It’s hard to believe that the annual Society for Industrial and Organizational Psychology conference is already over. It’s always a whirlwind. This year was no different. I learned a lot of new and interesting information about wellness trends. I can’t wait to share it with you! Since the conference is mostly full of folks from our field, I’m happy to spread the word to you. So, what did I learn at the conference this year? Keep reading for my top three key takeaways.
Trend 1: Making Wellness More Comprehensive
One of the best sessions that I attended at the conference with regard to wellness trends covered four key content domains in wellness. These domains were: physiological outcomes, financial insecurity, relationships between stressors and strains, and work and family. First, I learned that a lot of our research which includes physiological outcomes (like blood pressure, heart rate, etc.) is less precise than it could be. For example, for blood pressure measures, you could measure them on the wrist or the upper arm. The problem is that each has different properties. So, when you try to find conclusions by looking across studies, it’s unclear how the numbers compare to one another. Just something to keep in mind when we talk about studies that have health outcomes involved!
I also learned that financial insecurity is one of the top stressors that people experience in life. But, there is very little research in our field on the role of financial insecurity on well-being. There is also very little focus on low wage workers. So, we don’t really know how making less money might impact well-being and decision making. This is definitely an area that I’d like to look into further! Finally, I also learned that, even though there is a lot of work out there on work-family issues and on stress and strain, some of the details are still unclear. What behaviors do individuals need to enact in order to actually achieve balance over time? What is the ideal combination of wellness based activities that helps contribute to health? Stay tuned! We’re working on projects that might help answer some of these questions!

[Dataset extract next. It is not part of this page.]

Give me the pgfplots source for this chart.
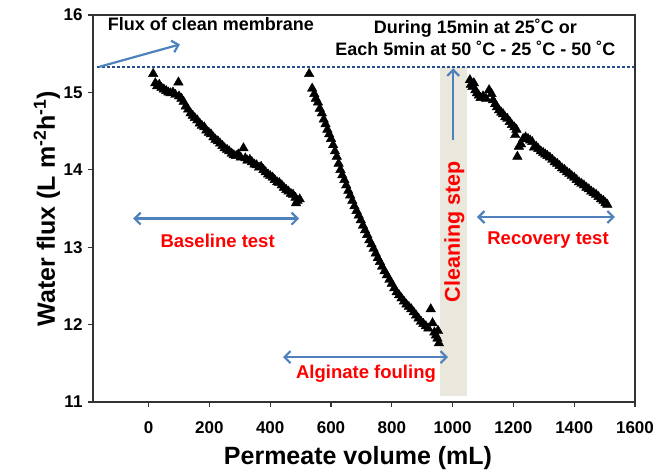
\documentclass[border=0pt]{standalone}
\usepackage{pgfplots}
\pgfplotsset{compat=1.18}
\usepackage{fontspec}
\setmainfont{Liberation Sans}
\usetikzlibrary{arrows.meta}
\newcommand\fs[1]{\fontsize{#1}{#1}\selectfont}
\definecolor{arrowblue}{HTML}{4F81BD}
\definecolor{dotblue}{HTML}{254D8E}
\definecolor{bandcol}{HTML}{EAE7DC}
\begin{document}
\begin{tikzpicture}
\begin{axis}[
  at={(0pt,0pt)}, anchor=south west,
  scale only axis, width=542pt, height=387pt,
  xmin=-183, xmax=1600, ymin=11, ymax=16,
  xtick={0,200,...,1600}, ytick={11,12,...,16},
  xtick pos=bottom, ytick pos=left, tick align=outside,
  major tick length=5pt,
  axis line style={black, line width=1.2pt},
  every tick/.style={black, line width=1.2pt},
  ticklabel style={font=\bfseries\fs{17}},
  /pgf/number format/assume math mode=true,
  /pgf/number format/1000 sep={},
  xticklabel style={yshift=-11pt},
  yticklabel style={xshift=-2pt},
  xlabel={Permeate volume (mL)},
  ylabel={Water flux (L m\textsuperscript{-2}h\textsuperscript{-1})},
  label style={font=\bfseries\fs{25}},
  xlabel style={at={(axis description cs:0.489,-0.145)}, anchor=center},
  ylabel style={at={(axis description cs:-0.085,0.5)}, anchor=center},
  clip=false, unbounded coords=jump,
]
% cleaning band
\addplot[fill=bandcol, draw=none] coordinates {(959,11.08) (959,15.33) (1047,15.33) (1047,11.08)};
% clean membrane flux
\addplot[dotblue, line width=2.6pt, dash pattern=on 2.6pt off 2.4pt] coordinates {(-170,15.33) (1600,15.33)};
% baseline test
\addplot[only marks, mark=triangle*, mark size=5.5pt, black] coordinates {
(15,15.24) (22,15.12) (28,15.08) (35,15.10) (42,15.06) (50,15.04) (58,15.02) (65,15.00)
(72,14.99) (80,15.00) (88,14.97) (98,15.13) (100,14.95) (108,14.92) (115,14.88) (122,14.82)
(130,14.78) (138,14.73) (145,14.70) (152,14.67) (160,14.64) (168,14.60) (175,14.57) (183,14.55)
(190,14.51) (198,14.48) (205,14.46) (213,14.42) (220,14.39) (228,14.37) (235,14.34) (243,14.31)
(250,14.28) (258,14.26) (265,14.24) (273,14.21) (280,14.19) (288,14.18) (295,14.20) (303,14.16)
(312,14.28) (318,14.15) (325,14.12) (333,14.13) (340,14.10) (348,14.07) (355,14.06) (363,14.03)
(370,14.04) (378,14.00) (385,13.97) (393,13.94) (400,13.92) (408,13.90) (415,13.87) (423,13.84)
(430,13.83) (438,13.80) (445,13.77) (453,13.74) (460,13.72) (468,13.69) (475,13.68) (483,13.64)
(490,13.60) (497,13.62) (485,13.57)
};
% alginate fouling
\addplot[only marks, mark=triangle*, mark size=5.5pt, black] coordinates {
(528,15.24) (538,15.05) (545,14.98) (550,14.92) (557,14.87) (563,14.79) (570,14.73) (576,14.65)
(582,14.59) (588,14.52) (594,14.46) (600,14.40) (607,14.32) (613,14.24) (619,14.17) (625,14.08)
(631,14.00) (637,13.93) (644,13.87) (650,13.80) (657,13.73) (663,13.67) (670,13.60) (677,13.53)
(684,13.47) (691,13.41) (698,13.35) (705,13.28) (712,13.22) (719,13.16) (726,13.09) (733,13.04)
(740,12.98) (747,12.92) (754,12.86) (761,12.81) (768,12.75) (776,12.69) (784,12.64) (792,12.58)
(800,12.53) (808,12.47) (816,12.42) (824,12.38) (832,12.34) (840,12.30) (848,12.26) (856,12.23)
(864,12.20) (872,12.16) (880,12.12) (888,12.08) (896,12.04) (904,12.01) (912,11.98) (920,11.95)
(928,12.20) (934,12.02) (940,11.90) (945,11.86) (950,11.82) (955,11.76) (952,11.92)
};
% recovery test
\addplot[only marks, mark=triangle*, mark size=5.5pt, black] coordinates {
(1057,15.16) (1060,15.10) (1065,15.07) (1070,15.12) (1075,15.03) (1080,14.99) (1086,14.96) (1092,14.93)
(1100,14.95) (1110,14.92) (1120,15.03) (1128,14.98) (1133,14.90) (1140,14.85) (1146,14.81) (1153,14.77)
(1160,14.74) (1166,14.72) (1173,14.68) (1180,14.66) (1188,14.62) (1195,14.58) (1203,14.55) (1210,14.52)
(1206,14.45) (1213,14.17) (1218,14.30) (1225,14.33) (1232,14.40) (1240,14.42) (1248,14.40) (1255,14.38)
(1262,14.36) (1268,14.29) (1275,14.30) (1282,14.27) (1290,14.24) (1298,14.22) (1305,14.20) (1312,14.18)
(1320,14.16) (1328,14.13) (1336,14.10) (1344,14.08) (1352,14.05) (1360,14.02) (1368,14.00) (1376,13.97)
(1384,13.95) (1392,13.92) (1400,13.90) (1408,13.87) (1416,13.84) (1424,13.82) (1432,13.80) (1440,13.77)
(1448,13.75) (1456,13.72) (1464,13.70) (1472,13.68) (1480,13.65) (1488,13.62) (1496,13.60) (1503,13.57)
(1509,13.55)
};
% annotation arrows
\addplot[arrowblue, line width=2.2pt, -{Straight Barb[length=6pt,width=12pt]}] coordinates {(-163,15.33) (103,15.62)};
\addplot[arrowblue, line width=2.2pt, {Straight Barb[length=6pt,width=12pt]}-{Straight Barb[length=6pt,width=12pt]}] coordinates {(-51,13.37) (495,13.37)};
\addplot[arrowblue, line width=2.2pt, {Straight Barb[length=6pt,width=12pt]}-{Straight Barb[length=6pt,width=12pt]}] coordinates {(442,11.58) (985,11.58)};
\addplot[arrowblue, line width=2.2pt, {Straight Barb[length=6pt,width=12pt]}-{Straight Barb[length=6pt,width=12pt]}] coordinates {(1080,13.39) (1534,13.39)};
\addplot[arrowblue, line width=2.2pt, -{Straight Barb[length=6pt,width=12pt]}] coordinates {(1002,14.39) (1002,15.31)};
% frame and outward ticks as plotted paths
\addplot[black!80, line width=1.2pt] coordinates {(-183,11) (1600,11) (1600,16) (-183,16) (-183,11)};
\addplot[black!80, line width=1.2pt] coordinates {
(0,11) (0,10.935) (nan,nan) (200,11) (200,10.935) (nan,nan) (400,11) (400,10.935) (nan,nan)
(600,11) (600,10.935) (nan,nan) (800,11) (800,10.935) (nan,nan) (1000,11) (1000,10.935) (nan,nan)
(1200,11) (1200,10.935) (nan,nan) (1400,11) (1400,10.935) (nan,nan) (1600,11) (1600,10.935)
};
\addplot[black!80, line width=1.2pt] coordinates {
(-183,11) (-199.4,11) (nan,nan) (-183,12) (-199.4,12) (nan,nan) (-183,13) (-199.4,13) (nan,nan)
(-183,14) (-199.4,14) (nan,nan) (-183,15) (-199.4,15) (nan,nan) (-183,16) (-199.4,16)
};
% texts
\node[font=\bfseries\fs{18}] at (axis cs:205,15.88) {Flux of clean membrane};
\node[font=\bfseries\fontsize{18}{22}\selectfont, align=center] at (axis cs:1075,15.71) {During 15min at 25˚C or\\Each 5min at 50 ˚C - 25 ˚C - 50 ˚C};
\node[font=\bfseries\fs{18.5}, text=red] at (axis cs:227,13.08) {Baseline test};
\node[font=\bfseries\fs{18.5}, text=red] at (axis cs:715,11.36) {Alginate fouling};
\node[font=\bfseries\fs{18.5}, text=red] at (axis cs:1314,13.09) {Recovery test};
\node[font=\bfseries\fs{21.5}, text=red, rotate=90] at (axis cs:1006,13.2) {Cleaning step};
\end{axis}
\path (-93pt,-74pt) rectangle (574pt,402pt);
\end{tikzpicture}
\end{document}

Trend 2: Learning More About What Inclusivity Actually Is
I also went to some sessions on another one of the important wellness trends – making workplaces more inclusive. This is important in order to improve employee well-being and the bottom line. However, it’s still unclear what inclusivity actually means. We know a lot about what not to do when it comes to inclusion. But, we don’t know a lot about what you should do. Some of the sessions discussed how we might create strategies for learning about what behaviors are interpreted as inclusive. Other sessions were based on how to create an environment in which employees feel they can be authentic, but which is also respectful to everyone.
Some of the sessions were specifically addressing the role of political affiliation as a form of diversity. Employers were discussing how to create a climate that is inclusive to everyone but also values diversity. It can be hard if some people feel that their identity is implicated in someone else’s politics (e.g., a gay employee feeling upset about a coworker’s lack of support for gay marriage).
It seems that some employers are taking a hard line stance that their employees have to live the value of diversity and inclusion in very specific ways, whereas other employers are more broad in their approach. Feeling included is really important for well-being and I think that this is a complicated issue. Next year’s conference theme is going to be based on inclusivity, so hopefully we will have more answers by then! The Academy of Management conference theme for this year is also inclusivity, which is great news.
Trend 3: Being Transparent About Your Own Wellness Struggles
I was also able to attend several sessions where the presenters were winners of prestigious research, practice, and teaching awards. Something that I noticed in all of the presentations rounds out my list of wellness trends. I noticed that those who had been successful were being really honest about their struggles with being successful and being well. People talked a lot about honoring failures and seeing them as learning experiences, instead of crushing life events. They also talked a lot about struggles with balancing work and life. Finally, they spoke a lot about how mentors helped them to succeed and gave them motivation to continue during hard times.
I think that it’s really important that successful people share not only their wins, but also their losses. Otherwise, their success seems too daunting and others might not try to achieve what they did. I once heard about a famous person in our field who shared their “anti-resume”. They listed every job they didn’t get, every rejection they ever received, and all the big mistakes they made. I thought that was a great idea! I also think that we can incorporate more of this into our website and podcast as well. People should know about tips that we have for wellness but also where we are struggling personally!
We have talked about some of these themes before, like inclusion. I’ve also talked about my experiences at the SIOP conference before, if you want a reminder. What professional associations are out there in your field? Going to a conference can be a great experience. You should try to attend one that is relevant to your work and life in the future!